Los rayados fueron replicados durante varios
días, pero cada noche el servicio de ornato del Ayuntamiento catalán los fue
borrando. Desaparecía así su cara de las calles.
Hoy el auto ha desaparecido. Fue quemado la
noche en que se conmemoraba un año del comienzo de las revueltas. Bolaño se
escurre entre los gases y el agua, cada vez más ácida, arrojada por un fuerte
chorro de los blancos lanzaaguas de la policía antimotines, con que se dispersa
y agrede a los manifestantes.
En mi bicicleta hago entonces el camino de
vuelta. Busco formas de volver a casa eludiendo los controles policiales. Llego
y escribo al contacto que tiene la foto que no pude sacar. ¿Qué define una
autoría ante las intervenciones, los volantes, afiches y graffitis de las calles?
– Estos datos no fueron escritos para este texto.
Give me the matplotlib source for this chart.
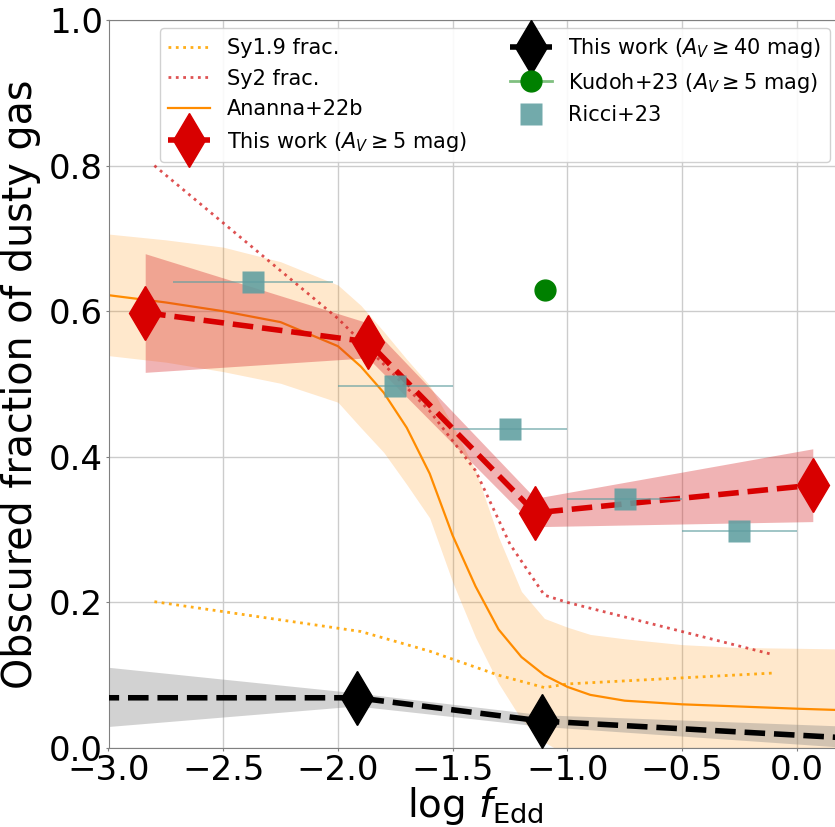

Miré los muros de la patria mía. El país se quema y veremos qué hacer con sus
cenizas. La poesía, más valiente que nadie. El cuentista debe ser
valiente. Es triste reconocerlo, pero es así, repito como un mantra
las claves de Bolaño.
Las jornadas
del caos remata, en su final sin fin: “Esto
ocurre en el año 2005. Gerónimo Belano tenía quince años. Arturo Belano tenía
más de cincuenta y a veces le parecía increíble estar vivo”.
Esto ocurre en el año 2020.
“Diario de bicicleta”, Día 200
de la cuarentena, Santiago de Chile.